Scientists are doing important work in TAAF

Cédric Cotte is a scientist at France’s Natural History Museum in Paris specialising in marine life and evolution. Right now, he’s leading an expedition to TAAF to study the area’s open water creatures and how they’re adapting to climate change.

Aboard the Marion Dufresne, a ship stationed in Réunion, Cotte and his team are taking samples from a specific column in the water, all the way down to 1,000m below sea level. The aim of the Themisto Programme, led by Cotte, is to understand more about how the whole ecosystem exists in the region.

“We are going to look at how organisms adapt if global warming changes their distribution, if they have particular behaviours that allow them to adjust to their new environment,” Cotte says.

“It will allow us to understand how important they are for the climate and therefore to know if these are biological systems that we will have to pay particular attention to in the future, in relation to their possible uses.”
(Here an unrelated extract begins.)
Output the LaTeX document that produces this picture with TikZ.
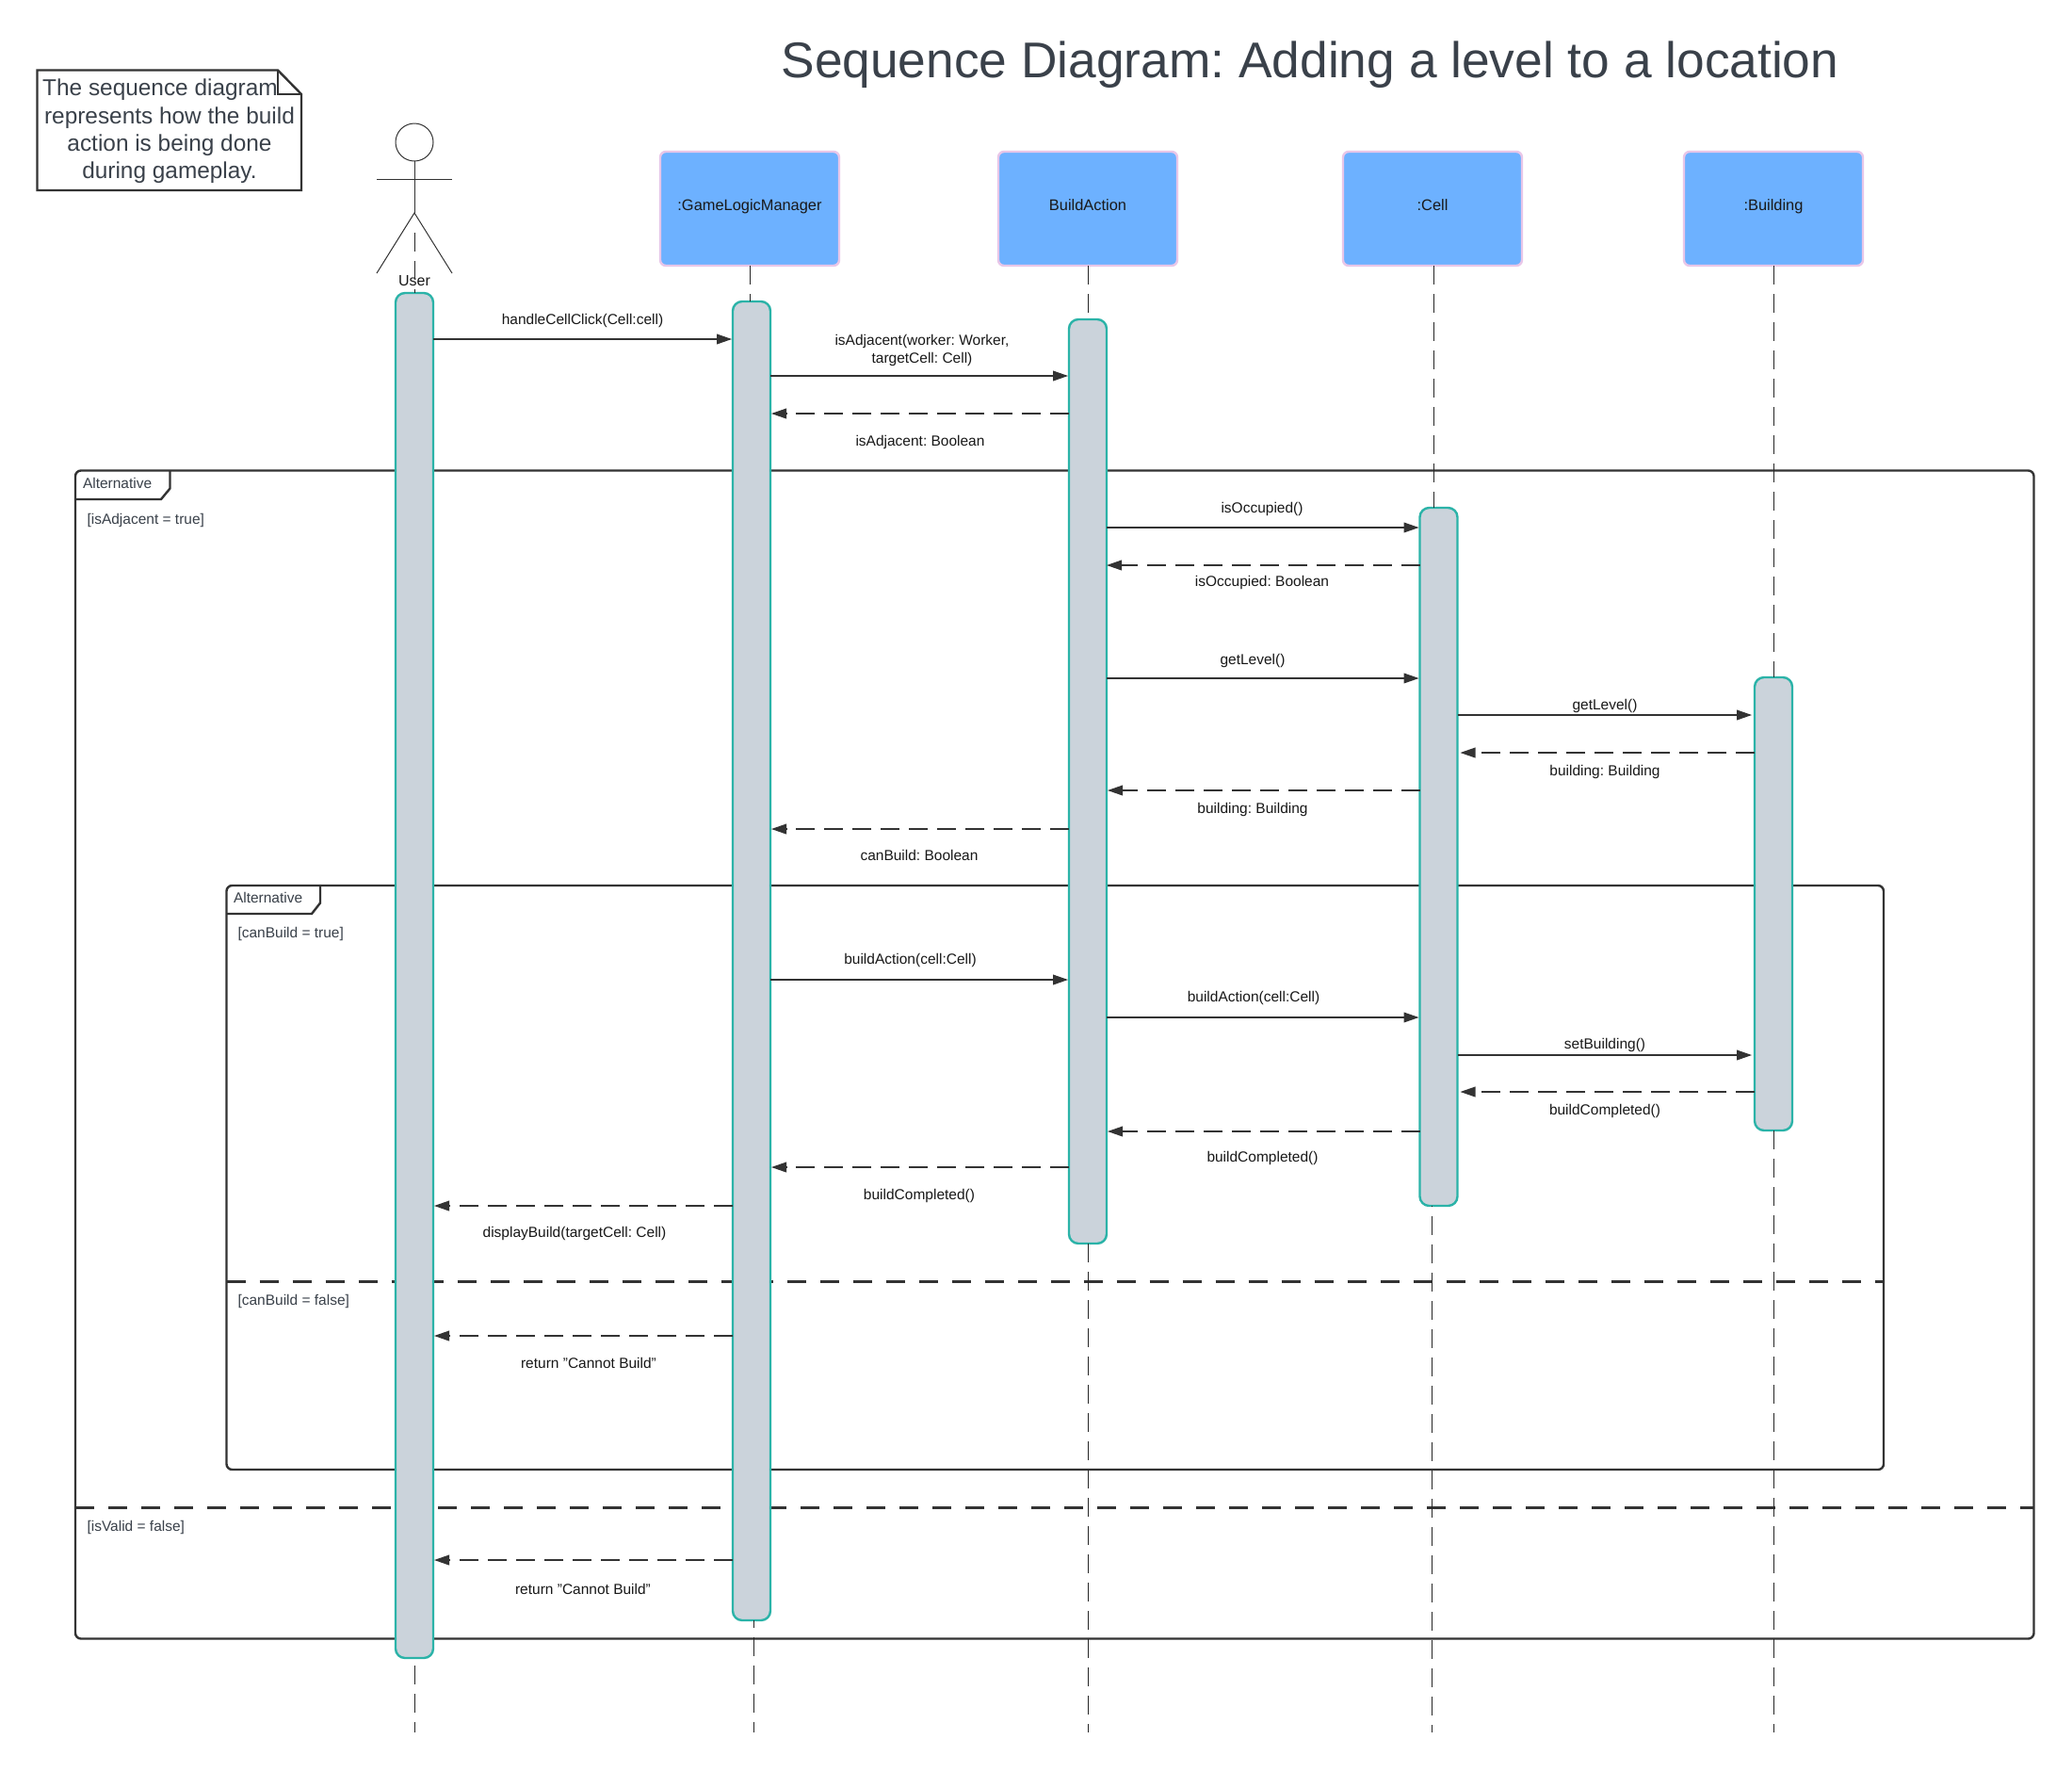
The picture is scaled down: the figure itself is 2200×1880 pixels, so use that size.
\documentclass[tikz,border=0pt]{standalone}
\usepackage{fontspec}
\setmainfont{Liberation Sans}
\usetikzlibrary{arrows.meta}
\definecolor{ink}{HTML}{333333}
\definecolor{slate}{HTML}{3A414A}
\definecolor{boxblue}{HTML}{6DB1FF}
\definecolor{boxpink}{HTML}{E8C6E8}
\definecolor{teal2}{HTML}{2BB3A8}
\definecolor{actgrey}{HTML}{CBD3DB}
\tikzset{
  lbl/.style={inner sep=0pt,outer sep=0pt,align=center,text=black!90,yshift=-0.5pt,text height=5.8pt,text depth=1.6pt,font=\fontsize{7.75}{9.5}\selectfont\frenchspacing},
  guard/.style={inner sep=0pt,outer sep=0pt,anchor=west,text=slate,yshift=-0.5pt,text height=5.8pt,text depth=1.6pt,font=\fontsize{7.75}{9.5}\selectfont\frenchspacing},
  lifebox/.style={draw=boxpink,fill=boxblue,line width=1.2pt,rounded corners=3pt,inner sep=0pt,outer sep=0pt,minimum width=95pt,minimum height=60.5pt,text height=6pt,text depth=3.6pt,font=\fontsize{8.2}{10}\selectfont,text=black!90},
  actbar/.style={draw=teal2,fill=actgrey,line width=1.2pt,rounded corners=5pt,inner sep=0pt,outer sep=0pt,minimum width=20pt},
  life/.style={draw=black!85,line width=0.5pt,dash pattern=on 10pt off 5pt},
  msg/.style={draw=ink,line width=0.55pt,-{Triangle[length=8pt,width=5.4pt,fill=ink]},shorten >=0.5pt},
  ret/.style={draw=ink,line width=0.55pt,dash pattern=on 10pt off 5pt,-{Triangle[length=8pt,width=5.4pt,fill=ink]},shorten >=0.5pt},
  altframe/.style={draw=ink,line width=1.2pt,rounded corners=3pt,inner sep=0pt,outer sep=0pt},
  altdash/.style={draw=ink,line width=1.5pt,dash pattern=on 10pt off 7.5pt},
  tab/.style={draw=ink,line width=1.2pt},
  stick/.style={draw=ink,line width=0.5pt}
}
\begin{document}
\begin{tikzpicture}[x=0.5pt,y=-0.5pt]
\path[fill=white,use as bounding box] (0,0) rectangle (2200,1880);

% title and note
\node[inner sep=0pt,anchor=base,text=slate,font=\fontsize{26.65}{30}\selectfont\frenchspacing] (title) at (1391,82) {Sequence Diagram: Adding a level to a location};
\draw[draw=ink,line width=1.2pt] (39.5,74.5) -- (295,74.5) -- (320,100) -- (320,202) -- (39.5,202) -- cycle;
\draw[draw=ink,line width=1.2pt] (295,74.5) -- (295,100) -- (320,100);
\node[inner sep=0pt,align=center,text=slate,font=\fontsize{12.2}{14.7}\selectfont] (note) at (180,139.5) {The sequence diagram\rule{10pt}{0pt}\\represents how the build\\action is being done\\during gameplay.};

% frames
\node[altframe,minimum width=1039.75pt,minimum height=620pt] (fOuter) at (1119.75,1119.5) {};
\draw[tab] (80,530) -- (171,530) -- (180.5,518.5) -- (180.5,499.5);
\node[guard] (tOuter) at (88,513) {Alternative};
\node[guard] (gA) at (92.5,551) {[isAdjacent = true]};
\node[altframe,minimum width=879.75pt,minimum height=310pt] (fInner) at (1120.25,1250) {};
\draw[tab] (240.5,970) -- (331,970) -- (340,958.5) -- (340,940);
\node[guard] (tInner) at (248,953) {Alternative};
\node[guard] (gB) at (252.5,990) {[canBuild = true]};
\node[guard] (gC) at (252.5,1380) {[canBuild = false]};
\node[guard] (gD) at (92.5,1620) {[isValid = false]};
\draw[altdash] (fInner.west |- 0,1360) -- (fInner.east |- 0,1360);
\draw[altdash] (fOuter.west |- 0,1600) -- (fOuter.east |- 0,1600);

% lifeline heads
\node[lifebox] (bGLM) at (796,221.5) {:GameLogicManager};
\node[lifebox] (bBA) at (1155,221.5) {BuildAction};
\node[lifebox] (bCell) at (1521,221.5) {:Cell};
\node[lifebox] (bBuild) at (1883,221.5) {:Building};

% actor
\node[circle,draw=ink,line width=0.5pt,minimum size=20pt,inner sep=0pt,outer sep=0pt] (uHead) at (440,151) {};
\coordinate (uHip) at (440,226);
\coordinate (uArmL) at (400,190);
\coordinate (uArmR) at (480,190);
\coordinate (uFootL) at (400,290);
\coordinate (uFootR) at (480,290);
\draw[stick] (uHead.south) -- (uHip);
\draw[stick] (uArmL) -- (uArmR);
\draw[stick] (uFootL) -- (uHip) -- (uFootR);
\node[lbl,font=\fontsize{8}{10}\selectfont] (uName) at (440,298) {User};
\coordinate (uLife) at (440,247);

% activation bars
\node[actbar,minimum height=724.5pt] (aUser) at (440,1035.5) {};
\node[actbar,minimum height=700pt] (aGLM) at (798,1020) {};
\node[actbar,minimum height=490.5pt] (aBA) at (1155,829.5) {};
\node[actbar,minimum height=370.5pt] (aCell) at (1527.5,909.5) {};
\node[actbar,minimum height=240.5pt] (aBuild) at (1883,959.5) {};

% lifelines
\coordinate (eUser) at (440,1839);
\coordinate (eGLM) at (800,1839);
\coordinate (eBA) at (1155,1839);
\coordinate (eCell) at (1520,1839);
\coordinate (eBuild) at (1883,1839);
\draw[life] (uLife) -- (uLife |- aUser.north);
\draw[life] (bGLM.south) -- (bGLM.south |- aGLM.north);
\draw[life] (bBA.south) -- (bBA.south |- aBA.north);
\draw[life] ([xshift=0.5pt]bCell.south) -- ([xshift=0.5pt]bCell.south |- aCell.north);
\draw[life] (bBuild.south) -- (bBuild.south |- aBuild.north);
\draw[life,dash phase=11pt] (aUser.south -| eUser) -- (eUser);
\draw[life,dash phase=6.25pt] (aGLM.south -| eGLM) -- (eGLM);
\draw[life] (aBA.south -| eBA) -- (eBA);
\draw[life,dash phase=9.5pt] (aCell.south -| eCell) -- (eCell);
\draw[life] (aBuild.south -| eBuild) -- (eBuild);

% messages
\draw[msg] (aUser.east |- 0,360) -- (aGLM.west |- 0,360);
\node[lbl] (m1) at (618.5,339.5) {handleCellClick(Cell:cell)};
\draw[msg] (aGLM.east |- 0,399) -- (aBA.west |- 0,399);
\node[lbl] (m2) at (979,380.5) {isAdjacent(worker: Worker,\\targetCell: Cell)};
\draw[ret] (aBA.west |- 0,439) -- (aGLM.east |- 0,439);
\node[lbl] (m3) at (977,468) {isAdjacent: Boolean};
\draw[msg] (aBA.east |- 0,560) -- (aCell.west |- 0,560);
\node[lbl] (m4) at (1340,539) {isOccupied()};
\draw[ret,shorten >=0pt] (aCell.west |- 0,600) -- (aBA.east |- 0,600);
\node[lbl] (m5) at (1340,617) {isOccupied: Boolean};
\draw[msg] (aBA.east |- 0,720) -- (aCell.west |- 0,720);
\node[lbl] (m6) at (1330,700.5) {getLevel()};
\draw[msg,shorten >=1.5pt] (aCell.east |- 0,759) -- (aBuild.west |- 0,759);
\node[lbl] (m7) at (1704,748) {getLevel()};
\draw[ret,shorten >=1.5pt] (aBuild.west |- 0,799) -- (aCell.east |- 0,799);
\node[lbl] (m8) at (1704,818) {building: Building};
\draw[ret] (aCell.west |- 0,839) -- (aBA.east |- 0,839);
\node[lbl] (m9) at (1330,858) {building: Building};
\draw[ret] (aBA.west |- 0,880) -- (aGLM.east |- 0,880);
\node[lbl] (m10) at (976,908) {canBuild: Boolean};
\draw[msg] (aGLM.east |- 0,1040) -- (aBA.west |- 0,1040);
\node[lbl] (m11) at (966.5,1018) {buildAction(cell:Cell)};
\draw[msg] (aBA.east |- 0,1080) -- (aCell.west |- 0,1080);
\node[lbl] (m12) at (1331,1058) {buildAction(cell:Cell)};
\draw[msg,shorten >=1.5pt] (aCell.east |- 0,1120) -- (aBuild.west |- 0,1120);
\node[lbl] (m13) at (1704,1108) {setBuilding()};
\draw[ret,shorten >=1.5pt] (aBuild.west |- 0,1159) -- (aCell.east |- 0,1159);
\node[lbl] (m14) at (1704,1178) {buildCompleted()};
\draw[ret] (aCell.west |- 0,1201) -- (aBA.east |- 0,1201);
\node[lbl] (m15) at (1340.5,1228) {buildCompleted()};
\draw[ret] (aBA.west |- 0,1239) -- (aGLM.east |- 0,1239);
\node[lbl] (m16) at (976,1268) {buildCompleted()};
\draw[ret] (aGLM.west |- 0,1280) -- (aUser.east |- 0,1280);
\node[lbl] (m17) at (610,1308) {displayBuild(targetCell: Cell)};
\draw[ret] (aGLM.west |- 0,1418) -- (aUser.east |- 0,1418);
\node[lbl] (m18) at (625,1447) {return "Cannot Build"};
\draw[ret] (aGLM.west |- 0,1656) -- (aUser.east |- 0,1656);
\node[lbl] (m19) at (619,1687) {return "Cannot Build"};
\end{tikzpicture}
\end{document}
According to Cotte and Nina Cossin-Sevrin, a PhD student studying king penguins there, this part of the world is particularly important to scientists as the effects of climate change are more pronounced in polar regions.

“Surveying king penguin populations is important because we expect them to be the first to undergo and be impacted by climate change,” Cossin-Sevrin explains to Euronews Green.

“Monitoring their population also allows us to obtain clues as to the demographics of their prey, since the two are very correlated.”